_TASK TO COMPLETE_.
Without including the pictures, copy out every line below.

** Begin DATA EXCERPT **

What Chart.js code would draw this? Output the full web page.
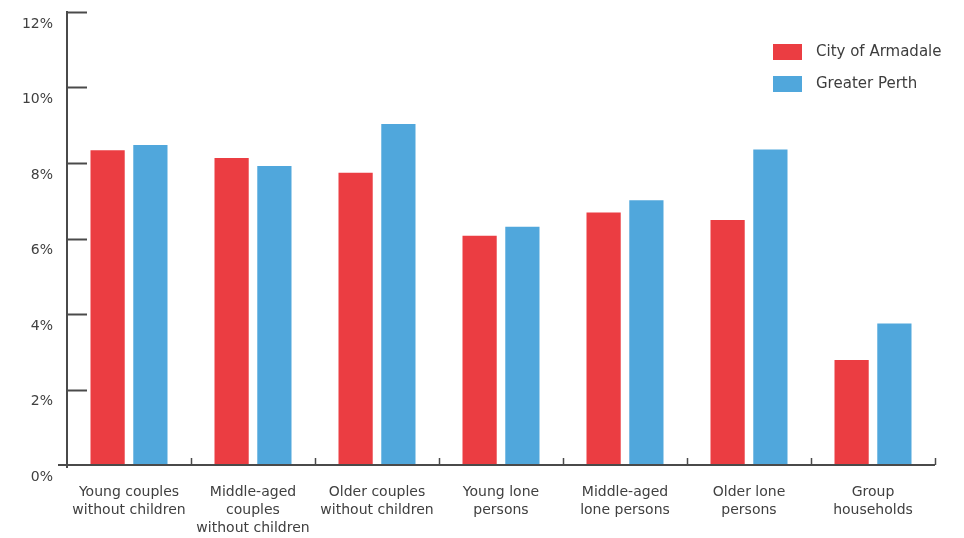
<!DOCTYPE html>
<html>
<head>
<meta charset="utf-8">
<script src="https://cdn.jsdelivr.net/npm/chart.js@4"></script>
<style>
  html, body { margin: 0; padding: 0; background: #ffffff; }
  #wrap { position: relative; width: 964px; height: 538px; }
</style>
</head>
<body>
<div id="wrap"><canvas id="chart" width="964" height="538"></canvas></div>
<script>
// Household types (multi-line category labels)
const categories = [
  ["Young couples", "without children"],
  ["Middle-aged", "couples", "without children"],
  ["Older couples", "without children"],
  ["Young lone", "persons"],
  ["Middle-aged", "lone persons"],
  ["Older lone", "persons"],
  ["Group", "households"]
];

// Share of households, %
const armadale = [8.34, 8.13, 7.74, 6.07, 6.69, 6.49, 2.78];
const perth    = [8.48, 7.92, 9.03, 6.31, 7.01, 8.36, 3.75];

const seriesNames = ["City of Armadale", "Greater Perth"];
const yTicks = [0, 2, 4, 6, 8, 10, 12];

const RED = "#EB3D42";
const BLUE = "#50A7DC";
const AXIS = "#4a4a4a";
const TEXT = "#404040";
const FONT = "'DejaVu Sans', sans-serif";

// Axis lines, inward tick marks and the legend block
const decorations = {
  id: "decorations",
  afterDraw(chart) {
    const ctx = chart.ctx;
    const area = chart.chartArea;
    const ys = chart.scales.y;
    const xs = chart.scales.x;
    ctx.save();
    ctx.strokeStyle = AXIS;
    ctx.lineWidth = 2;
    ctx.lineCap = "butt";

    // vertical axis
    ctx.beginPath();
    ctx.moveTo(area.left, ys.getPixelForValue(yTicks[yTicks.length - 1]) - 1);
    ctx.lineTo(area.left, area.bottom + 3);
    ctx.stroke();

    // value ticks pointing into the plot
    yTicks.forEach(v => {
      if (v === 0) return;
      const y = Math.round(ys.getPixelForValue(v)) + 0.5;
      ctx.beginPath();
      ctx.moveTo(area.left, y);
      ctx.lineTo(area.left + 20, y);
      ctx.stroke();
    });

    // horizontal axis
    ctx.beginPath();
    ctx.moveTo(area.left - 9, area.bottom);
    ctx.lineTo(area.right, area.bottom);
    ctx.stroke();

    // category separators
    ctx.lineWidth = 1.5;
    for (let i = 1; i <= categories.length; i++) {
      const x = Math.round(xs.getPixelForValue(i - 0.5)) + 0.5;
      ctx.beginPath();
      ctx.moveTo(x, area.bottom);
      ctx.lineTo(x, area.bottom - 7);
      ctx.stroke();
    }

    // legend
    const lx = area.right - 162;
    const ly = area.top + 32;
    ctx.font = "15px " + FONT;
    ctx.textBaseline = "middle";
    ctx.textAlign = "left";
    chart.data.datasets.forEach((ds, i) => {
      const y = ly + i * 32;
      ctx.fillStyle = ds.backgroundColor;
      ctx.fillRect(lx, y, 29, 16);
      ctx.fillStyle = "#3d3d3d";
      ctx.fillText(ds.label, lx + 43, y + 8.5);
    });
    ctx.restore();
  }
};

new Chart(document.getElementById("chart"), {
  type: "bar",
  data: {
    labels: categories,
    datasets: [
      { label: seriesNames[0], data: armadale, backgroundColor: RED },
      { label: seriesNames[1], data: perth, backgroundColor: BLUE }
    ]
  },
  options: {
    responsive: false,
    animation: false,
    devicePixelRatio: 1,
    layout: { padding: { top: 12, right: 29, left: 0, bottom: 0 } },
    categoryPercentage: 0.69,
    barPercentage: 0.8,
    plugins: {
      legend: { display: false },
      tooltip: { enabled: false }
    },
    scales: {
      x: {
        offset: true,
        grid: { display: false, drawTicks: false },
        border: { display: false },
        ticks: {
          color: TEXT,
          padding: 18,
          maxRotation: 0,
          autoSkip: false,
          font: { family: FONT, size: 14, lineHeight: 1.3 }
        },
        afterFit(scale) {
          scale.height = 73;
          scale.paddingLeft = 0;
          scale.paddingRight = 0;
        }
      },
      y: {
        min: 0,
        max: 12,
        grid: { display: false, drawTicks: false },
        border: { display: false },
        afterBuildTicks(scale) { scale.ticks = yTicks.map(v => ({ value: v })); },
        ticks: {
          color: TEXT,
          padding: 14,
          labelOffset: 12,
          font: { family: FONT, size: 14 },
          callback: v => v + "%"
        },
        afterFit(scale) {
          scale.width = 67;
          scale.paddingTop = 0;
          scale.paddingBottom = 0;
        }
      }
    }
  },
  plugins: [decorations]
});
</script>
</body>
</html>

** End DATA EXCERPT **

_THE RESULT_.
What Chart.js code would draw this? Output the full web page.
<!DOCTYPE html>
<html>
<head>
<meta charset="utf-8">
<script src="https://cdn.jsdelivr.net/npm/chart.js@4"></script>
<style>
  html, body { margin: 0; padding: 0; background: #ffffff; }
  #wrap { position: relative; width: 964px; height: 538px; }
</style>
</head>
<body>
<div id="wrap"><canvas id="chart" width="964" height="538"></canvas></div>
<script>
// Household types (multi-line category labels)
const categories = [
  ["Young couples", "without children"],
  ["Middle-aged", "couples", "without children"],
  ["Older couples", "without children"],
  ["Young lone", "persons"],
  ["Middle-aged", "lone persons"],
  ["Older lone", "persons"],
  ["Group", "households"]
];

// Share of households, %
const armadale = [8.34, 8.13, 7.74, 6.07, 6.69, 6.49, 2.78];
const perth    = [8.48, 7.92, 9.03, 6.31, 7.01, 8.36, 3.75];

const seriesNames = ["City of Armadale", "Greater Perth"];
const yTicks = [0, 2, 4, 6, 8, 10, 12];

const RED = "#EB3D42";
const BLUE = "#50A7DC";
const AXIS = "#4a4a4a";
const TEXT = "#404040";
const FONT = "'DejaVu Sans', sans-serif";

// Axis lines, inward tick marks and the legend block
const decorations = {
  id: "decorations",
  afterDraw(chart) {
    const ctx = chart.ctx;
    const area = chart.chartArea;
    const ys = chart.scales.y;
    const xs = chart.scales.x;
    ctx.save();
    ctx.strokeStyle = AXIS;
    ctx.lineWidth = 2;
    ctx.lineCap = "butt";

    // vertical axis
    ctx.beginPath();
    ctx.moveTo(area.left, ys.getPixelForValue(yTicks[yTicks.length - 1]) - 1);
    ctx.lineTo(area.left, area.bottom + 3);
    ctx.stroke();

    // value ticks pointing into the plot
    yTicks.forEach(v => {
      if (v === 0) return;
      const y = Math.round(ys.getPixelForValue(v)) + 0.5;
      ctx.beginPath();
      ctx.moveTo(area.left, y);
      ctx.lineTo(area.left + 20, y);
      ctx.stroke();
    });

    // horizontal axis
    ctx.beginPath();
    ctx.moveTo(area.left - 9, area.bottom);
    ctx.lineTo(area.right, area.bottom);
    ctx.stroke();

    // category separators
    ctx.lineWidth = 1.5;
    for (let i = 1; i <= categories.length; i++) {
      const x = Math.round(xs.getPixelForValue(i - 0.5)) + 0.5;
      ctx.beginPath();
      ctx.moveTo(x, area.bottom);
      ctx.lineTo(x, area.bottom - 7);
      ctx.stroke();
    }

    // legend
    const lx = area.right - 162;
    const ly = area.top + 32;
    ctx.font = "15px " + FONT;
    ctx.textBaseline = "middle";
    ctx.textAlign = "left";
    chart.data.datasets.forEach((ds, i) => {
      const y = ly + i * 32;
      ctx.fillStyle = ds.backgroundColor;
      ctx.fillRect(lx, y, 29, 16);
      ctx.fillStyle = "#3d3d3d";
      ctx.fillText(ds.label, lx + 43, y + 8.5);
    });
    ctx.restore();
  }
};

new Chart(document.getElementById("chart"), {
  type: "bar",
  data: {
    labels: categories,
    datasets: [
      { label: seriesNames[0], data: armadale, backgroundColor: RED },
      { label: seriesNames[1], data: perth, backgroundColor: BLUE }
    ]
  },
  options: {
    responsive: false,
    animation: false,
    devicePixelRatio: 1,
    layout: { padding: { top: 12, right: 29, left: 0, bottom: 0 } },
    categoryPercentage: 0.69,
    barPercentage: 0.8,
    plugins: {
      legend: { display: false },
      tooltip: { enabled: false }
    },
    scales: {
      x: {
        offset: true,
        grid: { display: false, drawTicks: false },
        border: { display: false },
        ticks: {
          color: TEXT,
          padding: 18,
          maxRotation: 0,
          autoSkip: false,
          font: { family: FONT, size: 14, lineHeight: 1.3 }
        },
        afterFit(scale) {
          scale.height = 73;
          scale.paddingLeft = 0;
          scale.paddingRight = 0;
        }
      },
      y: {
        min: 0,
        max: 12,
        grid: { display: false, drawTicks: false },
        border: { display: false },
        afterBuildTicks(scale) { scale.ticks = yTicks.map(v => ({ value: v })); },
        ticks: {
          color: TEXT,
          padding: 14,
          labelOffset: 12,
          font: { family: FONT, size: 14 },
          callback: v => v + "%"
        },
        afterFit(scale) {
          scale.width = 67;
          scale.paddingTop = 0;
          scale.paddingBottom = 0;
        }
      }
    }
  },
  plugins: [decorations]
});
</script>
</body>
</html>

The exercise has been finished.